*** Material provided ***
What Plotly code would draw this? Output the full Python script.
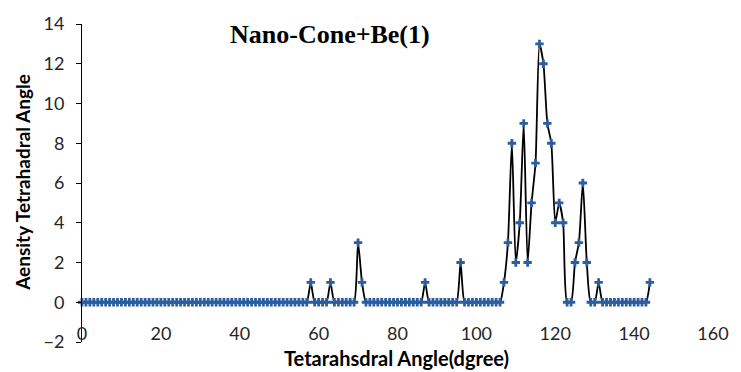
import plotly.graph_objects as go

# Tetrahedral angle (degree) sample positions
angle_deg = [
    0, 1, 2, 3, 4, 5, 6, 7, 8, 9,
    10, 11, 12, 13, 14, 15, 16, 17, 18, 19,
    20, 21, 22, 23, 24, 25, 26, 27, 28, 29,
    30, 31, 32, 33, 34, 35, 36, 37, 38, 39,
    40, 41, 42, 43, 44, 45, 46, 47, 48, 49,
    50, 51, 52, 53, 54, 55, 56, 57, 58, 59,
    60, 61, 62, 63, 64, 65, 66, 67, 68, 69,
    70, 71, 72, 73, 74, 75, 76, 77, 78, 79,
    80, 81, 82, 83, 84, 85, 86, 87, 88, 89,
    90, 91, 92, 93, 94, 95, 96, 97, 98, 99,
    100, 101, 102, 103, 104, 105, 106, 107, 108, 109,
    110, 111, 112, 113, 114, 115, 116, 117, 118, 119,
    120, 121, 122, 123, 124, 125, 126, 127, 128, 129,
    130, 131, 132, 133, 134, 135, 136, 137, 138, 139,
    140, 141, 142, 143, 144,
]

# Density of tetrahedral angle
density = [
    0, 0, 0, 0, 0, 0, 0, 0, 0, 0,
    0, 0, 0, 0, 0, 0, 0, 0, 0, 0,
    0, 0, 0, 0, 0, 0, 0, 0, 0, 0,
    0, 0, 0, 0, 0, 0, 0, 0, 0, 0,
    0, 0, 0, 0, 0, 0, 0, 0, 0, 0,
    0, 0, 0, 0, 0, 0, 0, 0, 1, 0,
    0, 0, 0, 1, 0, 0, 0, 0, 0, 0,
    3, 1, 0, 0, 0, 0, 0, 0, 0, 0,
    0, 0, 0, 0, 0, 0, 0, 1, 0, 0,
    0, 0, 0, 0, 0, 0, 2, 0, 0, 0,
    0, 0, 0, 0, 0, 0, 0, 1, 3, 8,
    2, 4, 9, 2, 5, 7, 13, 12, 9, 8,
    4, 5, 4, 0, 0, 2, 3, 6, 2, 0,
    0, 1, 0, 0, 0, 0, 0, 0, 0, 0,
    0, 0, 0, 0, 1,
]

x_ticks = [0, 20, 40, 60, 80, 100, 120, 140, 160]
y_ticks = [-2, 0, 2, 4, 6, 8, 10, 12, 14]

title_text = "Nano-Cone+Be(1)"
x_title = "Tetarahsdral Angle(dgree)"
y_title = "Aensity Tetrahadral Angle"

fig = go.Figure()
fig.add_trace(go.Scatter(
    x=angle_deg, y=density, mode="lines+markers",
    line=dict(color="black", width=1.8, shape="spline", smoothing=0.6),
    marker=dict(symbol="cross", size=7, color="#2C5D9E"),
    cliponaxis=False, showlegend=False,
))

tick_font = dict(family="Lato", size=18, color="#262626")

fig.update_layout(
    width=741, height=372,
    margin=dict(l=82, r=19, t=22, b=30),
    paper_bgcolor="white", plot_bgcolor="white",
    xaxis=dict(range=[0, 160], tickvals=x_ticks, showline=False, ticks="",
               showgrid=False, zeroline=False, ticklabelstandoff=-21,
               tickfont=tick_font),
    xaxis2=dict(range=[0, 160], overlaying="x", anchor="free", position=0.125,
                tickvals=x_ticks, showline=True, linecolor="black", linewidth=1,
                ticks="outside", ticklen=5, tickcolor="black",
                showticklabels=False, showgrid=False, zeroline=False),
    yaxis=dict(range=[-2, 14], tickvals=y_ticks, showline=True, linecolor="black",
               linewidth=1, ticks="outside", ticklen=5, tickcolor="black",
               showgrid=False, zeroline=False, tickfont=tick_font,
               ticklabelstandoff=8),
    annotations=[
        dict(text="<b>" + title_text + "</b>", xref="paper", yref="paper",
             x=(334 - 82) / 640, y=0.966,
             showarrow=False, xanchor="center", yanchor="middle",
             font=dict(family="Liberation Serif", size=26, color="black")),
        dict(text="<b>" + x_title + "</b>", xref="paper", yref="paper",
             x=(401 - 82) / 640, y=1 - (358 - 22) / 320, showarrow=False,
             xanchor="center", yanchor="middle",
             font=dict(family="Lato", size=20, color="black")),
        dict(text="<b>" + y_title + "</b>", xref="paper", yref="paper",
             x=(21 - 82) / 640, y=1 - (181 - 22) / 320, showarrow=False,
             textangle=-90, xanchor="center", yanchor="middle",
             font=dict(family="Lato", size=19, color="black")),
    ],
)

fig.write_html("out.html")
***
## What the exercise asks
Leave out the pictures and repeat the lines from the start of the material through the line with "import plotly.graph_objects as go", inclusive.

## Output below
What Plotly code would draw this? Output the full Python script.
import plotly.graph_objects as go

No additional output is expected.